Get to the point already Dathan:
I have turned ever user who views my applications into a collector, using idle bandwidth without knowing who is collecting the data. My user base on spare cycles will fetch a feed of my choosing, and sends that data to my servers without any personal information. Instead of using an Amazon or Google service, I have turned my user base into a cloud to service their needs.
It is rather awesome-I must say. I am able to service the needs of more than 60 million users at the cost of development time, and NO NEW HARDWARE. The cloud does not have to be a service provider-it can be the end user as long as the end user is not impacted by the requests. BTW the team that I manage is freaking awesome-they built my vision with trial and error and a hand waved spec.
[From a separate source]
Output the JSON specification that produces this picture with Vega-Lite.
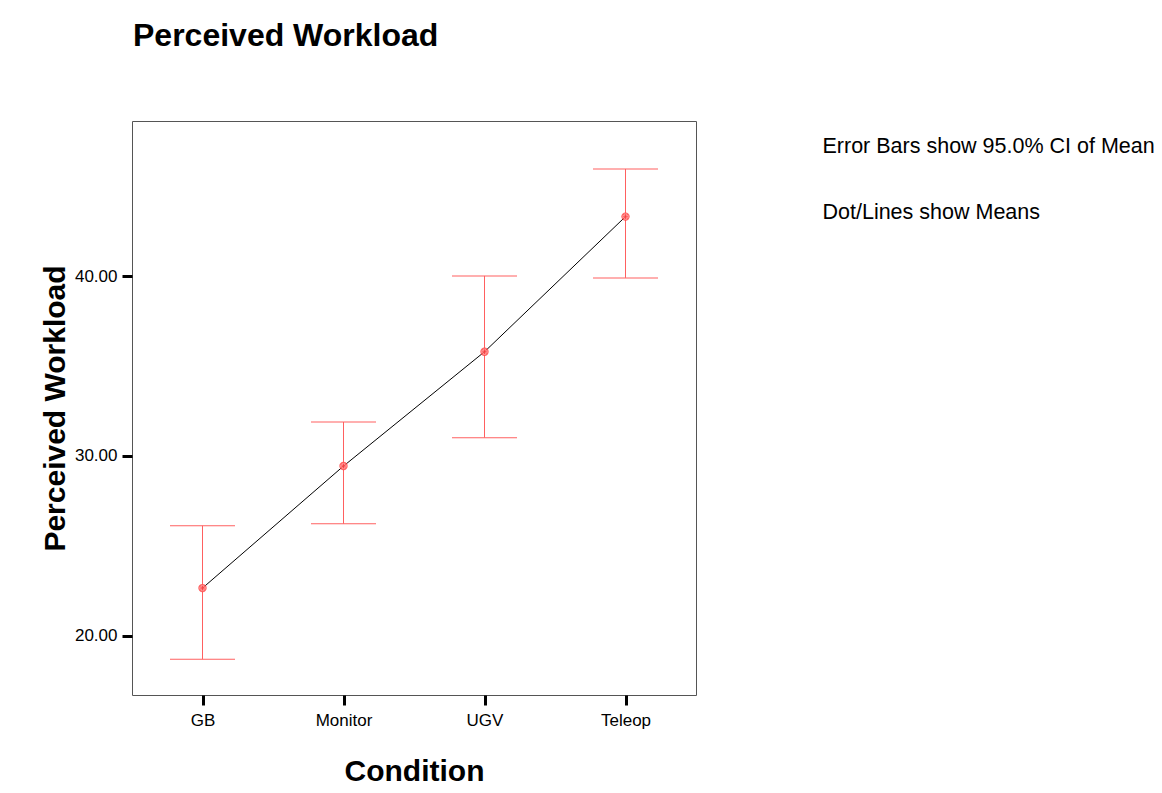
{
  "$schema": "https://vega.github.io/schema/vega-lite/v6.json",
  "autosize": "none",
  "width": 564,
  "height": 574,
  "padding": {"left": 132, "top": 121, "right": 466, "bottom": 98},
  "background": "white",
  "title": {
    "text": "Perceived Workload",
    "anchor": "start",
    "frame": "group",
    "fontSize": 32,
    "fontWeight": "bold",
    "baseline": "alphabetic",
    "offset": 43,
    "dx": 1,
    "color": "black"
  },
  "config": {
    "font": "Liberation Sans",
    "view": {"stroke": "#555555", "strokeWidth": 1},
    "axis": {
      "domain": false,
      "grid": false,
      "tickColor": "black",
      "tickWidth": 3,
      "tickSize": 10,
      "labelColor": "black",
      "labelFontSize": 17,
      "labelPadding": 5,
      "titleColor": "black",
      "titleFontSize": 30,
      "titleFontWeight": "bold"
    }
  },
  "datasets": {
    "stats": [
      {"condition": "GB", "mean": 22.65, "lower": 18.69, "upper": 26.12},
      {"condition": "Monitor", "mean": 29.44, "lower": 26.23, "upper": 31.89},
      {"condition": "UGV", "mean": 35.80, "lower": 31.02, "upper": 40.02},
      {"condition": "Teleop", "mean": 43.32, "lower": 39.91, "upper": 45.97}
    ],
    "notes": [
      {"note": "Error Bars show 95.0% CI of Mean"},
      {"note": "Dot/Lines show Means"}
    ]
  },
  "layer": [
    {
      "data": {"name": "stats"},
      "mark": {"type": "rule", "color": "#ff6060", "strokeWidth": 1},
      "encoding": {
        "x": {"field": "condition", "type": "nominal"},
        "y": {"field": "lower", "type": "quantitative"},
        "y2": {"field": "upper"}
      }
    },
    {
      "data": {"name": "stats"},
      "mark": {"type": "tick", "color": "#ff6060", "size": 65, "thickness": 1, "opacity": 1},
      "encoding": {
        "x": {"field": "condition", "type": "nominal"},
        "y": {"field": "upper", "type": "quantitative"}
      }
    },
    {
      "data": {"name": "stats"},
      "mark": {"type": "tick", "color": "#ff6060", "size": 65, "thickness": 1, "opacity": 1},
      "encoding": {
        "x": {"field": "condition", "type": "nominal"},
        "y": {"field": "lower", "type": "quantitative"}
      }
    },
    {
      "data": {"name": "stats"},
      "mark": {"type": "line", "color": "black", "strokeWidth": 1},
      "encoding": {
        "x": {"field": "condition", "type": "nominal"},
        "y": {"field": "mean", "type": "quantitative"}
      }
    },
    {
      "data": {"name": "stats"},
      "mark": {"type": "point", "filled": true, "color": "#ff4444", "size": 70, "opacity": 0.85, "shape": "circle"},
      "encoding": {
        "x": {"field": "condition", "type": "nominal"},
        "y": {"field": "mean", "type": "quantitative"}
      }
    },
    {
      "data": {"name": "stats"},
      "mark": {"type": "point", "filled": false, "color": "#ffaaaa", "size": 30, "strokeWidth": 1, "shape": "cross"},
      "encoding": {
        "x": {"field": "condition", "type": "nominal"},
        "y": {"field": "mean", "type": "quantitative"}
      }
    },
    {
      "data": {"name": "notes"},
      "mark": {"type": "point", "opacity": 0},
      "encoding": {
        "color": {
          "field": "note",
          "type": "nominal",
          "scale": {"domain": ["Error Bars show 95.0% CI of Mean", "Dot/Lines show Means"], "range": ["white", "white"]},
          "legend": {
            "orient": "none",
            "legendX": 669,
            "legendY": 15,
            "title": null,
            "labelFontSize": 21.5,
            "labelColor": "black",
            "labelLimit": 600,
            "labelOffset": 0,
            "symbolSize": 0,
            "symbolOpacity": 0,
            "symbolStrokeWidth": 0,
            "rowPadding": 43.5,
            "padding": 0
          }
        }
      }
    }
  ],
  "resolve": {"scale": {"color": "independent"}},
  "encoding": {
    "x": {
      "field": "condition",
      "type": "nominal",
      "sort": ["GB", "Monitor", "UGV", "Teleop"],
      "scale": {"type": "point", "padding": 0.5, "domain": ["GB", "Monitor", "UGV", "Teleop"]},
      "axis": {"title": "Condition", "labelAngle": 0, "labelPadding": 7, "titlePadding": 28}
    },
    "y": {
      "type": "quantitative",
      "scale": {"domain": [16.70, 48.64], "nice": false, "zero": false},
      "axis": {"title": "Perceived Workload", "values": [20, 30, 40], "format": ".2f", "titlePadding": 4}
    }
  }
}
Currently the system scales as long as there is enough end users. If I lose all my users then well I am boned, but to support the feeds all I need is 100K nodes at the current rate. With 60 million end nodes, I am cool.
Imagine if Google with Adsense used this install base to tell Google if the data has changed for an arbitrary web address. All it needs is a few people to hit the same url, inform Google that the web address in question has a different checksum, then at that point Google’s crawlers can go fetch it, instead of constantly crawling data that doesn't change. Google would be able to reduce overall server cost significantly, if it just knew what data has changed instead of guessing what data has changed.
By next years Velocity conferance I hope to have a full disclosure on what technology my team used, how my team get around cross domain issues, and how to compute checksums to validate the data.
PS - I designed this, with my team we made it much better and one person implemented it and owns the product from this point on.